Honestly, I’m writing this while nursing the mother of all hangovers and looking at the scraped-up side of my PMD, feeling like a complete clown. Last night was the peak of “stupid prizes.”
I was out with the kakis at one of those old-school coffeeshops near Woodlands St 31. You know the vibe—the floor is slightly oily, the uncle is uncle-ing, and the auntie keeps clearing the empty bottles. We started with one bucket of Heineken, then another of Tiger, and before I knew it, the table was covered in green bottles and a plate of half-eaten satay. Suddenly it’s 1:30 AM, the auntie is already washing the floor, and I’m vibing way too hard.
Instead of being a responsible adult and calling a Grab, I looked at my PMD and thought, “Eh, Woodlands so big, roads so empty, TP mana got? Confirm plus chop nobody catch one.”
So there I was, zig-zagging along the cycling paths near Riverside Secondary, feeling like I was in Fast & Furious: Marsiling Drift. In my head, I was a legend. I was literally muttering “haha no one catch me” under my breath like some kind of low-budget villain. I felt invincible. The wind was hitting my face, the beer was telling me I had the reflexes of a cat, and I thought I was the king of the North.
Spoiler alert: I am not the king of the North.
I tried to take a sharp turn near one of those HDB void decks to shortcut my way home, but I completely misjudged the curb because my depth perception was basically gone. My front wheel clipped the edge, and because my balance was non-existent, I didn’t even “fall”—I just sort of folded into the grass like a wet piece of roti prata.

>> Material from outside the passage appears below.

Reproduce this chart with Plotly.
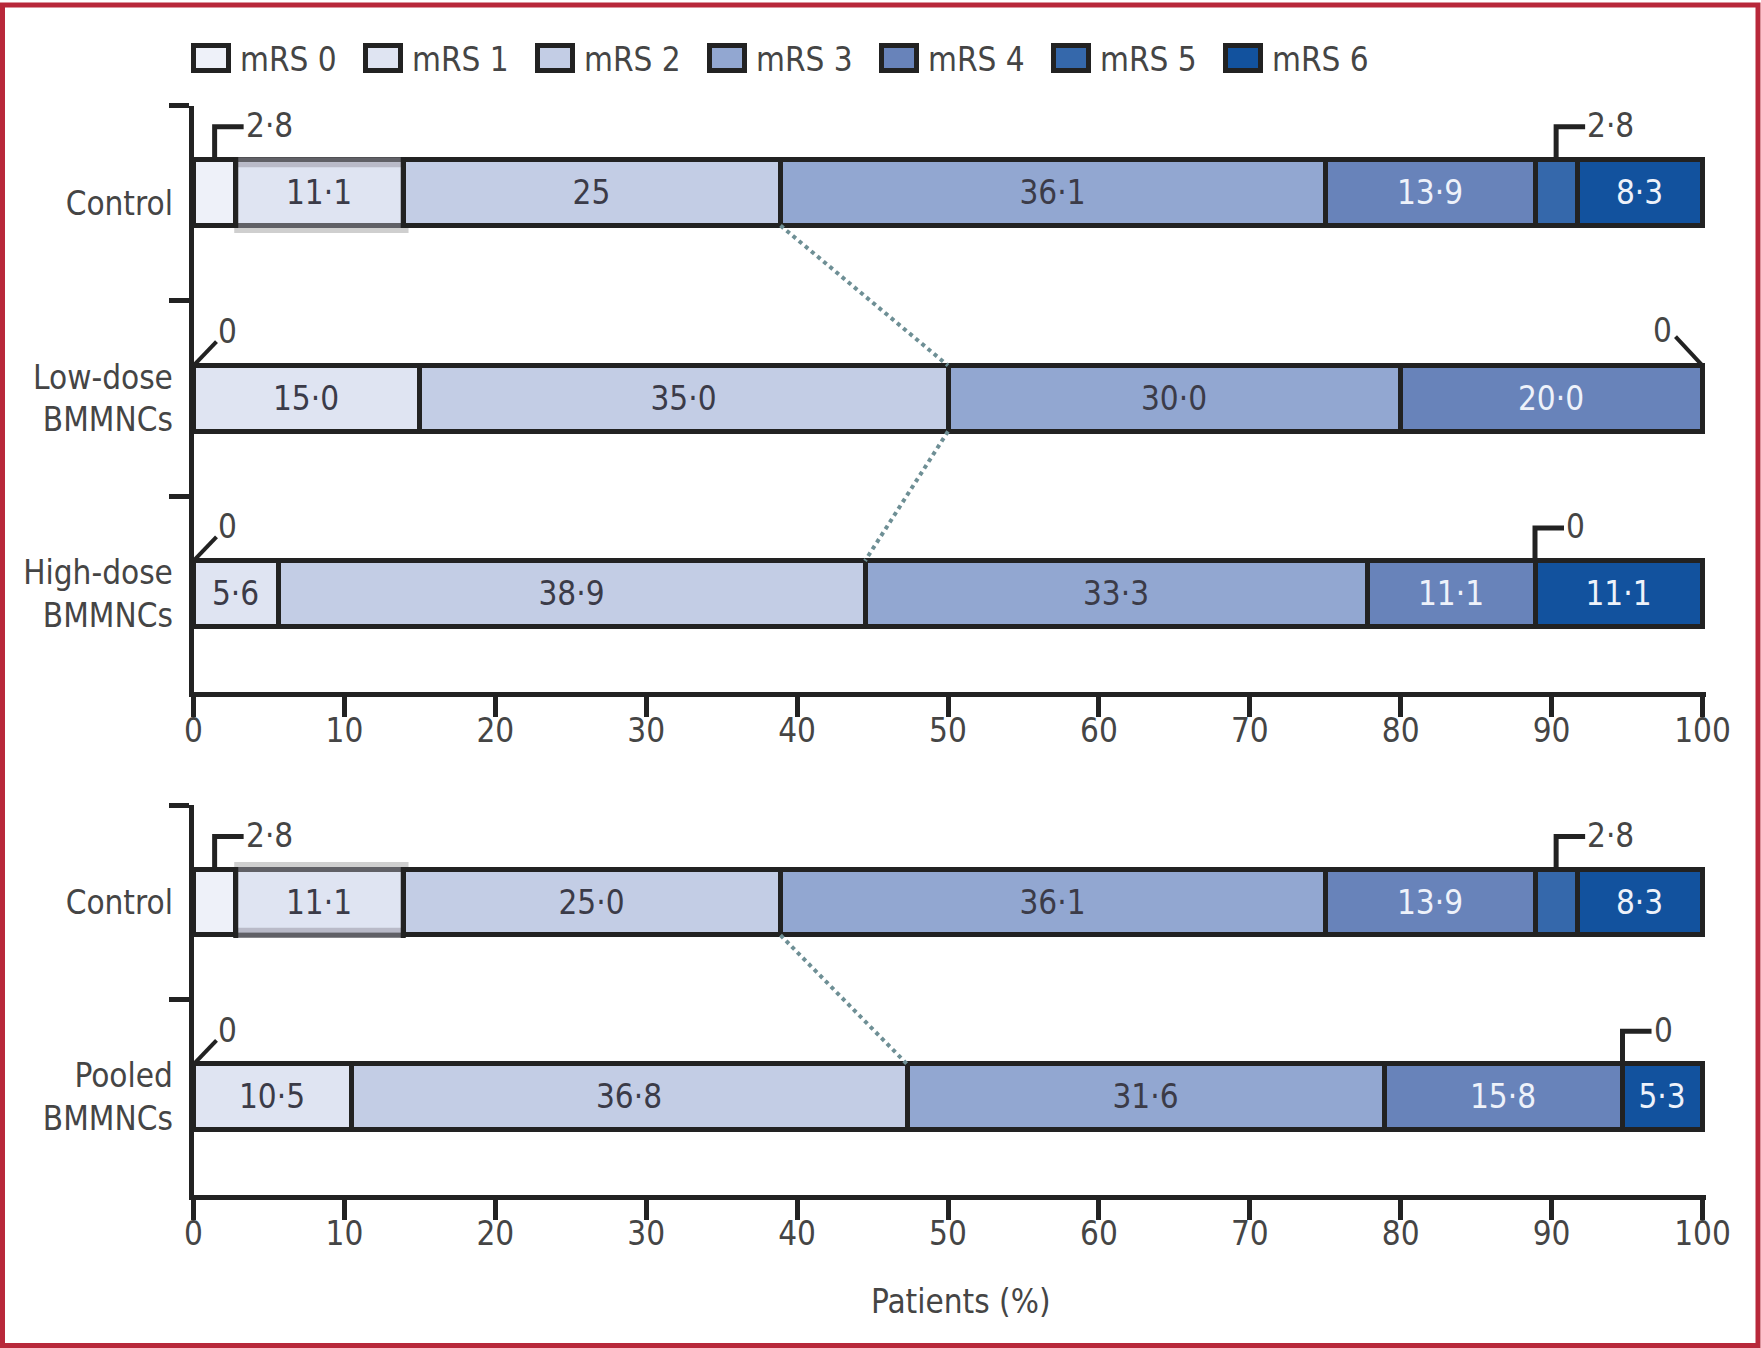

As I was lying there in the dirt, smelling like stale lager and bad decisions, a GrabFood rider cycled past. He didn’t even stop; he just looked at me, shook his head, and muttered, “Siao ah,” before disappearing into the night. That hurt more than the scraped knee, honestly. Even the delivery riders think I’m a joke.
I woke up today realizing how lucky I am. If I had swerved onto the main road and a bus was coming, or if LTA officers were actually doing a spot check near the park connector, I’d be facing a massive fine, a confiscated device, or worse—a permanent stay at Khoo Teck Puat Hospital.
To the uncle whose flower pot I might have knocked over: sorry, uncle. To everyone else: don’t be like me. “No one catch me” is the most dangerous thought you can have in Singapore. The “ghost” of Woodlands almost caught me last night, and I’m never riding that thing after even a sip of shandy ever again.